At a session entitled “Vehicle Miles Traveled Reduction Targets: Will This Strategy Get the Desired Results?,” the participants debated the effectiveness of VMT targets on reducing GHG emissions. Reducing driving may have been unimaginable in the previous era of urban sprawl and Eisenhower’s interstate highway system, but a confluence of interests in promoting livability and combating climate change has ushered in a new way of thinking about transportation. The idea of limiting VMT is not without its critics, however. Research is ongoing as to how much VMT can really be reduced, on the precise relationship between VMT and GHG emissions, on the costs and benefits of transportation alternatives, and on the distribution of those costs and benefits geographically and by income class.

Perhaps it was the panelists’ connection to the glory days of transportation in the United States or their own economic analyses, but they were mostly skeptical with respect to the efficacy of using VMT targets to reduce GHG emissions. As one speaker put it, “VMT is about technology versus behavior,” meaning lawmakers would use VMT targets to affect behavior due to a lack of confidence in technology.

Another speaker defined VMT targets and the subsequent effects on land-use policy as a “blunt instrument.” They argued VMT reductions would force a reorientation of the population in the United States without necessarily reducing GHG emissions. Furthermore, one panelist claimed VMT targets would be highly regressive.

The lone advocate for VMT targets acknowledged some of these detractions, but strongly pushed for the policy as a “good starting point” towards greater land-use reform. His research showed an economic benefit (i.e., jobs) from spending less on transportation, since people tend to spend that extra money on more labor-intensive products. He also highlighted polls and recent trends indicating that people want to live closer together.

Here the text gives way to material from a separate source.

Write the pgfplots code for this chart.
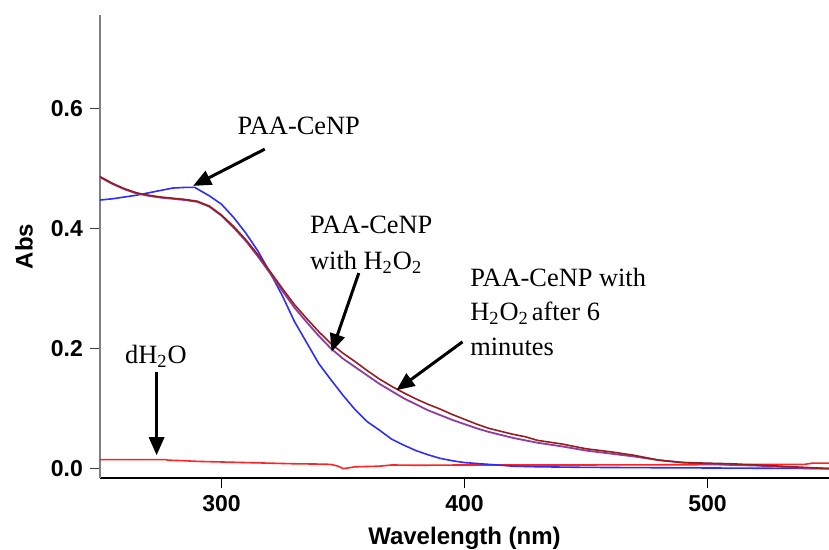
\documentclass[border=0pt]{standalone}
\usepackage{fontspec}
\setmainfont{Liberation Serif}
\newfontfamily\arialb{Liberation Sans}
\usepackage{pgfplots}
\pgfplotsset{compat=1.18}
\usetikzlibrary{arrows.meta}
\definecolor{cBlue}{RGB}{45,45,255}
\definecolor{cRed}{RGB}{255,35,35}
\definecolor{cH2O2}{RGB}{150,30,30}
\definecolor{cSix}{RGB}{145,60,160}

\begin{document}
\begin{tikzpicture}[
    ann/.style={-{Triangle[length=9pt,width=7.5pt]}, line width=1.5pt, black},
    lab/.style={anchor=base west, inner sep=0pt, font=\fontsize{13.2}{15}\selectfont},
]
\begin{axis}[
    scale only axis,
    width=364.5pt, height=231.5pt,
    xmin=250, xmax=550, ymin=-0.0157, ymax=0.755,
    axis x line=bottom, axis y line=left,
    axis line style={-},
    x axis line style={black, line width=0.6pt},
    y axis line style={gray, line width=0.6pt},
    xtick={300,400,500}, ytick={0,0.2,0.4,0.6},
    minor tick num=0,
    tick align=outside, major tick length=5pt,
    xtick style={black, line width=0.6pt},
    ytick style={black!75, line width=0.6pt},
    /pgf/number format/assume math mode=true,
    ticklabel style={font=\arialb\bfseries\fontsize{11.5}{13}\selectfont},
    yticklabel style={/pgf/number format/.cd, fixed, fixed zerofill, precision=1},
    xlabel={Wavelength (nm)}, ylabel={Abs},
    label style={font=\arialb\bfseries\fontsize{12}{14}\selectfont},
    xlabel style={at={(axis description cs:0.5,0)}, anchor=north, yshift=-21pt},
    ylabel style={at={(axis description cs:0,0.5)}, anchor=south, yshift=30pt},
]
% dH2O
\addplot[cRed, line width=0.8pt] coordinates {
(250,0.015) (260,0.015) (270,0.015) (277,0.015) (278,0.014) (285,0.013)
(290,0.012) (300,0.011) (310,0.010) (320,0.009) (330,0.008) (340,0.0075)
(345,0.007) (348,0.004) (350,0.000) (352,0.001) (355,0.003) (365,0.004)
(370,0.006) (380,0.0055) (400,0.006) (450,0.006) (500,0.0065) (540,0.007)
(543,0.009) (550,0.009)};
% PAA-CeNP
\addplot[cBlue, line width=0.8pt] coordinates {
(250,0.447) (255,0.449) (260,0.452) (265,0.455) (270,0.459) (275,0.463)
(280,0.467) (285,0.468) (289,0.468) (295,0.454) (300,0.440) (305,0.418)
(310,0.392) (315,0.362) (320,0.326) (325,0.288) (330,0.245) (335,0.210)
(340,0.175) (345,0.148) (350,0.122) (355,0.098) (360,0.078) (365,0.064)
(370,0.049) (375,0.039) (380,0.030) (385,0.023) (390,0.017) (395,0.013)
(400,0.010) (410,0.007) (420,0.004) (430,0.003) (450,0.002) (500,0.001)
(550,0.000)};
% PAA-CeNP with H2O2 after 6 minutes
\addplot[cSix, line width=0.9pt] coordinates {
(250,0.485) (255,0.474) (260,0.465) (265,0.458) (270,0.454) (275,0.451)
(280,0.449) (285,0.447) (290,0.444) (295,0.436) (300,0.421) (305,0.401)
(310,0.379) (315,0.353) (320,0.325) (325,0.296) (330,0.268) (335,0.244)
(340,0.221) (345,0.200) (350,0.183) (355,0.169) (360,0.155) (365,0.141)
(370,0.129) (375,0.117) (380,0.107) (385,0.097) (390,0.089) (395,0.081)
(400,0.074) (405,0.067) (410,0.061) (415,0.056) (420,0.051) (425,0.047)
(430,0.043) (440,0.037) (450,0.030) (460,0.025) (470,0.020) (480,0.014)
(490,0.010) (500,0.008) (510,0.006) (520,0.005) (530,0.003) (540,0.001)
(550,0.000)};
% PAA-CeNP with H2O2
\addplot[cH2O2, line width=0.8pt] coordinates {
(250,0.486) (255,0.475) (260,0.466) (265,0.459) (270,0.455) (275,0.452)
(280,0.450) (285,0.448) (290,0.445) (295,0.437) (300,0.422) (305,0.403)
(310,0.381) (315,0.356) (320,0.328) (325,0.300) (330,0.273) (335,0.250)
(340,0.228) (345,0.208) (350,0.192) (355,0.178) (360,0.163) (365,0.149)
(370,0.137) (375,0.126) (380,0.116) (385,0.107) (390,0.099) (395,0.090)
(400,0.082) (405,0.074) (410,0.067) (415,0.062) (420,0.057) (425,0.053)
(430,0.047) (440,0.041) (450,0.033) (460,0.028) (470,0.022) (480,0.014)
(490,0.010) (500,0.009) (510,0.008) (520,0.006) (530,0.004) (540,0.002)
(550,0.000)};

% annotations
\node[lab, anchor=base] at (axis cs:331.8,0.5568) {PAA-CeNP};
\draw[ann] (axis cs:317.8,0.5317) -- (axis cs:288.3,0.4705);

\node[lab] at (axis cs:336.3,0.3905) {PAA-CeNP};
\node[lab] at (axis cs:336.3,0.332) {with H\textsubscript{2}O\textsubscript{2}};
\draw[ann] (axis cs:356.5,0.3255) -- (axis cs:345.3,0.1943);

\node[lab] at (axis cs:402.2,0.3038) {PAA-CeNP with};
\node[lab] at (axis cs:402.2,0.246) {H\textsubscript{2}O\textsubscript{2}\kern1.5pt after 6};
\node[lab] at (axis cs:402.2,0.1888) {minutes};
\draw[ann] (axis cs:399.2,0.211) -- (axis cs:372,0.1305);

\node[lab] at (axis cs:260.2,0.175) {dH\textsubscript{2}O};
\draw[ann] (axis cs:273.3,0.161) -- (axis cs:273.3,0.0222);
\end{axis}
\pgfresetboundingbox
\path[use as bounding box] ([xshift=-50pt,yshift=-35.5pt]current axis.south west) rectangle ([yshift=7.5pt]current axis.north east);
\end{tikzpicture}
\end{document}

Lastly, the co-benefits of reducing VMT including improved safety and reduced congestion make the policy worthwhile even without considering the environmental benefits.

The panelists agreed on some things – for example, that researchers do not fully understand transportation behavior, and that there are substantial co-benefits of reducing VMT. They also agreed that a VMT tax would be preferable to the current Federal gasoline tax as a means of maintaining the surface transportation system, though they disagreed over its effects on GHG emissions. Enacting that policy, however, is politically challenging.

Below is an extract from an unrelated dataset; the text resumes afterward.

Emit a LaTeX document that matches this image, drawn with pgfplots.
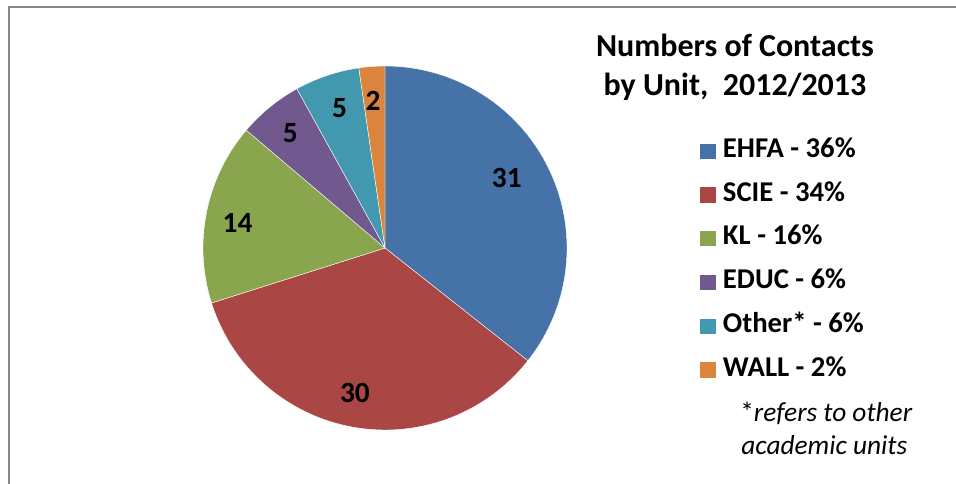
\documentclass[border=0pt]{standalone}
\usepackage{pgfplots}
\pgfplotsset{compat=1.18}
\usepackage{fontspec}
\setmainfont{Carlito}
\definecolor{cA}{HTML}{4572A7}
\definecolor{cB}{HTML}{AA4643}
\definecolor{cC}{HTML}{89A54E}
\definecolor{cD}{HTML}{71588F}
\definecolor{cE}{HTML}{4198AF}
\definecolor{cF}{HTML}{DB843D}
\definecolor{frame}{HTML}{868686}
% data: contacts per unit
\def\vA{31}\def\vB{30}\def\vC{14}\def\vD{5}\def\vE{5}\def\vF{2}
\pgfmathsetmacro\tot{\vA+\vB+\vC+\vD+\vE+\vF}
\pgfmathsetmacro\aA{90}
\pgfmathsetmacro\aB{\aA-360*\vA/\tot}
\pgfmathsetmacro\aC{\aB-360*\vB/\tot}
\pgfmathsetmacro\aD{\aC-360*\vC/\tot}
\pgfmathsetmacro\aE{\aD-360*\vD/\tot}
\pgfmathsetmacro\aF{\aE-360*\vE/\tot}
\pgfmathsetmacro\aG{\aF-360*\vF/\tot}
\begin{document}
\begin{tikzpicture}
\useasboundingbox (0,0) rectangle (717pt,362.25pt);
\draw[frame, line width=1.5pt] (6.75pt,-2pt) -- (6.75pt,357pt) -- (720pt,357pt);
\begin{axis}[
  at={(288.75pt,176.25pt)}, anchor=center,
  width=273pt, height=273pt, scale only axis,
  xmin=-1, xmax=1, ymin=-1, ymax=1,
  hide axis, clip=false,
  legend style={at={(1.3635,0.800)}, anchor=north west, draw=none, fill=none,
    inner sep=0pt, outer sep=0pt,
    font=\bfseries\fontsize{21.5}{25}\selectfont, row sep=17.35pt, column sep=5.25pt,
    nodes={inner sep=0pt, text height=13.9pt, text depth=0pt},
    legend cell align=left},
  legend image code/.code={\fill[#1] (0pt,-8.35pt) rectangle (12.2pt,3.85pt);},
]
\addplot[fill=cA, draw=white, line width=0.3pt, domain=\aB:\aA, samples=80, variable=\t] ({cos(t)},{sin(t)}) -- (0,0) -- cycle;
\addlegendentry{EHFA - 36\%}
\addplot[fill=cB, draw=white, line width=0.3pt, domain=\aC:\aB, samples=80, variable=\t] ({cos(t)},{sin(t)}) -- (0,0) -- cycle;
\addlegendentry{SCIE - 34\%}
\addplot[fill=cC, draw=white, line width=0.3pt, domain=\aD:\aC, samples=50, variable=\t] ({cos(t)},{sin(t)}) -- (0,0) -- cycle;
\addlegendentry{KL - 16\%}
\addplot[fill=cD, draw=white, line width=0.3pt, domain=\aE:\aD, samples=20, variable=\t] ({cos(t)},{sin(t)}) -- (0,0) -- cycle;
\addlegendentry{EDUC - 6\%}
\addplot[fill=cE, draw=white, line width=0.3pt, domain=\aF:\aE, samples=20, variable=\t] ({cos(t)},{sin(t)}) -- (0,0) -- cycle;
\addlegendentry{Other* - 6\%}
\addplot[fill=cF, draw=white, line width=0.3pt, domain=\aG:\aF, samples=10, variable=\t] ({cos(t)},{sin(t)}) -- (0,0) -- cycle;
\addlegendentry{WALL - 2\%}
\begin{scope}[every node/.style={font=\bfseries\fontsize{22}{26}\selectfont}]
\node at (axis cs:0.669,0.387) {\vA};
\node at (axis cs:-0.165,-0.797) {\vB};
\node at (axis cs:-0.81,0.14) {\vC};
\node at (axis cs:-0.52,0.63) {\vD};
\node at (axis cs:-0.25,0.77) {\vE};
\node at (axis cs:-0.066,0.81) {\vF};
\end{scope}
\end{axis}
\node[anchor=base, inner sep=0pt, font=\bfseries\fontsize{24}{29}\selectfont] at (551.25pt,319.5pt) {Numbers of Contacts};
\node[anchor=base, inner sep=0pt, font=\bfseries\fontsize{24}{29}\selectfont] at (551.25pt,290.75pt) {by Unit,\ \ 2012/2013};
\node[anchor=base west, inner sep=0pt, font=\fontsize{20.5}{24}\selectfont] at (555pt,46pt) {*\textit{refers to other}};
\node[anchor=base west, inner sep=0pt, font=\fontsize{20.5}{24}\selectfont] at (555.75pt,21.75pt) {\textit{academic units}};
\end{tikzpicture}
\end{document}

A proposal by Rep. James Oberstar (D-Minn.) to reform fundamentally the current transportation system stalled in 2009, and the legislative prospects in 2010 are unclear. In the absence of comprehensive reauthorizing legislation, action by the Administration – for example, through the Federal budget and U.S. Department of Transportation (DOT) rulemaking – will be critical, as will state and local innovation. We could begin to see this needed leadership from the Administration in the form of the President’s budget, which is set for release on February 1st. DOT does have some discretion to improve federal transportation programs under its existing legislative authorities, and the President’s budget could include such reforms. The President could also propose more significant changes, but that would require Congressional approval.